What's Happening?
NASCAR has reached a settlement in a federal antitrust lawsuit filed by Michael Jordan’s 23XI Racing and Front Row Motorsports. The lawsuit accused NASCAR of monopolistic practices, particularly concerning
the revocable nature of team charters. After eight days of testimony, NASCAR agreed to make these charters permanent, a move that guarantees 36 teams a spot in every top-level Cup Series race and a fixed portion of the revenue stream. The settlement was reached after intense negotiations and testimony that revealed internal tensions and financial strains within the sport.
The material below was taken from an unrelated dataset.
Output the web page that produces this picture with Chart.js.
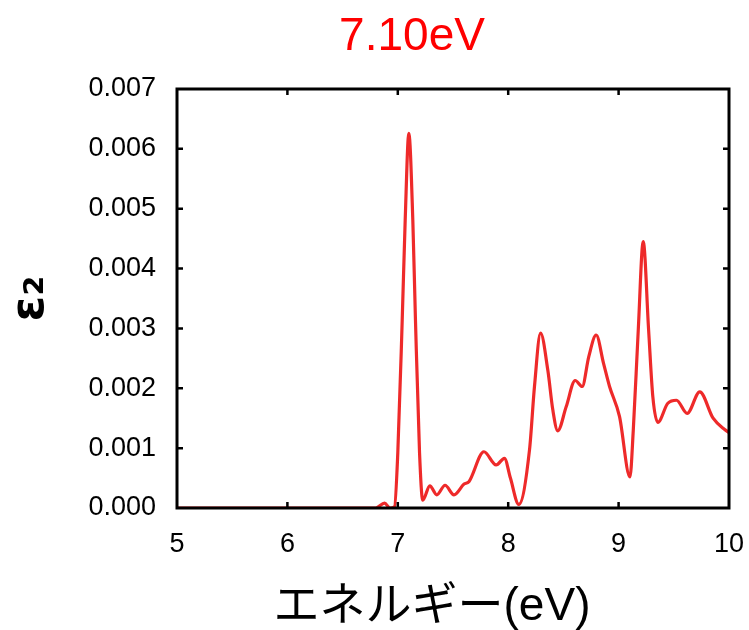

The agreement marks a significant shift in NASCAR's business model, which had previously resisted making charters permanent.
Why It's Important?
The settlement is a pivotal moment for NASCAR, as it addresses long-standing grievances from teams about the stability and financial viability of their operations. By making charters permanent, NASCAR provides teams with greater security and a more predictable revenue stream, which could lead to increased investment and growth in the sport. This decision may also enhance the competitive landscape by ensuring that all teams have a fair opportunity to participate in races. The resolution of this lawsuit could strengthen NASCAR's position in the sports industry by fostering a more collaborative environment between the governing body and the teams.
What's Next?
Following the settlement, NASCAR plans to discuss the new revenue-sharing model with all teams. This could lead to further adjustments in how the sport is managed and financed. The permanent charters may encourage new entrants and sponsors, potentially revitalizing interest and investment in NASCAR. Stakeholders will likely monitor how these changes impact the sport's popularity and financial health. Additionally, the settlement may prompt other sports organizations to reevaluate their business models to avoid similar legal challenges.